Now that Annie’s story was known, it was only natural that I would turn my attention to Arne. Had he become an American citizen? Did he return to Norway? Maybe he settled elsewhere or died at sea. I had to know what happened to him.
But like Annie, he was evasive — at least in part for the same reason: his name was so common, especially when you considered all the potential spellings (Pettersen, Petersen, Petterson, Peterson, etc.). Time after time, I scoured both online and offline resources, but came up empty or uncertain. Until now. Years later, Ellis Island’s last has finally surrendered his secrets.

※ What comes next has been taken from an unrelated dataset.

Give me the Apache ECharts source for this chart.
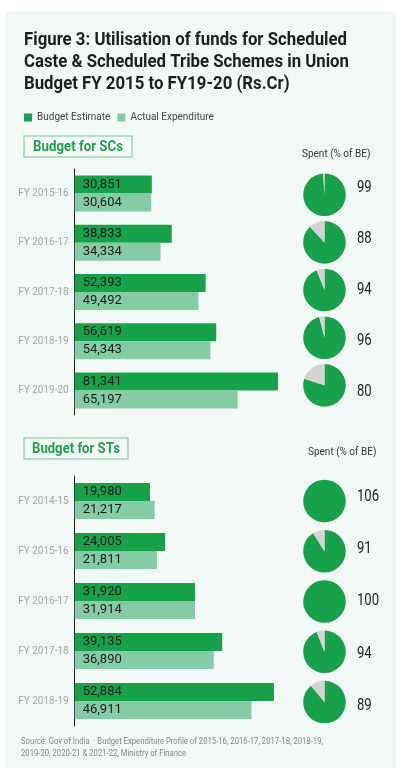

Over time, Ellis Island’s raison d’être evolved from processing immigrants to detaining them. As a seaman, Arne had journeyed to and from America six or seven times by his own estimate, but in 1954 he overstayed his shore leave. Non-immigrant crewmen were allowed to remain in the U.S. for up to 29 days, but by the time a warrant for his arrest was signed, he had been here six months. Officers Trief and Harri arrested him in Brooklyn and sent him to Ellis Island. At his hearing, he applied for the privilege of voluntary departure, saying that this was the first time he had stayed longer than permitted and he would ship out shortly (spoiler alert: neither was true).
Arne was granted parole to leave on his own within a designated time period, and this was the moment when he was captured for posterity waving as he left Ellis Island. Newspapers across the country featured his image. Most identified him as hailing from Narvik, Norway (he was from Larvik, and it didn’t help that there is indeed a city called Narvik as well) and claimed that he was “paroled to an unidentified friend who will sponsor his citizenship” (not so). Spellings in the assorted articles varied and included Petterson, Peterssen, and even one that had it correct.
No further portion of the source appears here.